Croatia, however, will never become a full member of the West so long as its dogmatic neocommunists continue occupying positions of power. An obvious example of this is the country's ambassador to the United States, Ivan Grdesic.

The former Titoist apparatchik has been undermining Zagreb's bid to join NATO. At an official Croatian Embassy reception in Washington in February, Mr. Grdesic, in a speech before numerous dignitaries and State Department officials, proclaimed Croatia's desire to enter NATO an "impossible dream," said a Croatian Embassy official who was there. "The entire embassy staff was shocked and deeply disturbed by the fact that the ambassador was openly disparaging our efforts to promote Croatia's entry into the Western military alliance," the official said on condition of anonymity.

In fact, Mr.
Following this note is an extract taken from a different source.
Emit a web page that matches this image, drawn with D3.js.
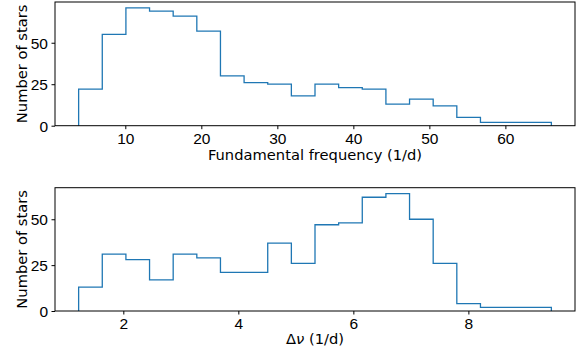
<!DOCTYPE html>
<html>
<head>
<meta charset="utf-8">
<script src="https://cdn.jsdelivr.net/npm/d3@7"></script>
<style>
  body { margin: 0; background: #fff; }
  svg { display: block; font-family: "DejaVu Sans", sans-serif; }
  .tick text { font-size: 15.5px; fill: #000; }
  .tick line { stroke: #000; }
</style>
</head>
<body>
<div id="chart"></div>
<script>
// histogram counts, 20 equal bins each
const freqRange = [3.86, 66.05];
const freqCounts = [22, 55, 71, 69, 66, 57, 30, 26, 25, 18, 25, 23, 22, 13, 16, 12, 5, 2, 2, 2];
const freqTicks = [10, 20, 30, 40, 50, 60];

const dnuRange = [1.223, 9.443];
const dnuCounts = [13, 31, 28, 17, 31, 29, 21, 21, 37, 26, 47, 48, 62, 64, 50, 26, 4, 2, 2, 2];
const dnuTicks = [2, 4, 6, 8];

const countTicks = [0, 25, 50];

const W = 584, H = 356;
const left = 55, right = 575;

const svg = d3.select("#chart").append("svg")
  .attr("width", W)
  .attr("height", H);

function panel(range, counts, xTicks, top, bottom) {
  // matplotlib style 5% margin on x, 5% headroom on y
  const pad = (range[1] - range[0]) * 0.05;
  const x = d3.scaleLinear().domain([range[0] - pad, range[1] + pad]).range([left, right]);
  const y = d3.scaleLinear().domain([0, d3.max(counts) * 1.05]).range([bottom, top]);

  const n = counts.length;
  const w = (range[1] - range[0]) / n;
  // step outline, closed to the baseline at both ends
  const pts = [[range[0], 0]];
  counts.forEach((c, i) => {
    pts.push([range[0] + i * w, c]);
    pts.push([range[0] + (i + 1) * w, c]);
  });
  pts.push([range[1], 0]);

  const g = svg.append("g");

  g.append("path")
    .attr("d", d3.line().x(d => x(d[0])).y(d => y(d[1]))(pts))
    .attr("fill", "none")
    .attr("stroke", "#1f77b4")
    .attr("stroke-width", 1.3);

  g.append("g")
    .attr("transform", `translate(0,${bottom})`)
    .call(d3.axisBottom(x).tickValues(xTicks).tickFormat(d3.format("d")).tickSize(3.5).tickPadding(3.5))
    .call(a => a.select(".domain").remove());

  g.append("g")
    .attr("transform", `translate(${left},0)`)
    .call(d3.axisLeft(y).tickValues(countTicks).tickSize(3.5).tickPadding(3.5))
    .call(a => a.select(".domain").remove())
    .selectAll("text").attr("dy", "0.36em");

  g.append("rect")
    .attr("x", left)
    .attr("y", top)
    .attr("width", right - left)
    .attr("height", bottom - top)
    .attr("fill", "none")
    .attr("stroke", "#000")
    .attr("stroke-width", 1);

  const cy = (top + bottom) / 2;
  g.append("text")
    .attr("transform", `translate(26.5,${cy}) rotate(-90)`)
    .attr("text-anchor", "middle")
    .attr("font-size", "14.7px")
    .text("Number of stars");

  return { x, y, g };
}

const p1 = panel(freqRange, freqCounts, freqTicks, 2, 125.7);
p1.g.append("text")
  .attr("x", (left + right) / 2)
  .attr("y", 159.5)
  .attr("text-anchor", "middle")
  .attr("font-size", "14.7px")
  .text("Fundamental frequency (1/d)");

const p2 = panel(dnuRange, dnuCounts, dnuTicks, 187.7, 311);
const lab = p2.g.append("text")
  .attr("x", (left + right) / 2)
  .attr("y", 343.5)
  .attr("text-anchor", "middle")
  .attr("font-size", "14.7px");
lab.append("tspan").text("Δ");
lab.append("tspan").attr("font-style", "italic").text("ν");
lab.append("tspan").text(" (1/d)");
</script>
</body>
</html>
Grdesic has made no secret of his contempt and hatred for his own country. At a recent banquet reception in Chicago sponsored by the Croatian American Association, Mr. Grdesic denounced Croatia as a "strategically irrelevant" country that "has nothing" to offer the United States.

His outrageous comments should come as no surprise. For decades, Mr. Grdesic and his leftist allies were nurtured by communist propaganda to despise NATO, the democratic West and Croatia's legitimate national aspirations. The real scandal is not that the ambassador betrayed his country and violated his public office but that many in Zagreb's media and diplomatic corps share his reactionary brand of neocommunism.

The sooner Washington's conservatives realize East Europe remains rife with consequential individuals such as Mr. Grdesic, the sooner they can begin helping those nations overcome the crippling legacy of communism.

Jeffrey T. Kuhner is communications director at the Ripon Society and editor of the Ripon Forum. The views expressed here are solely his own.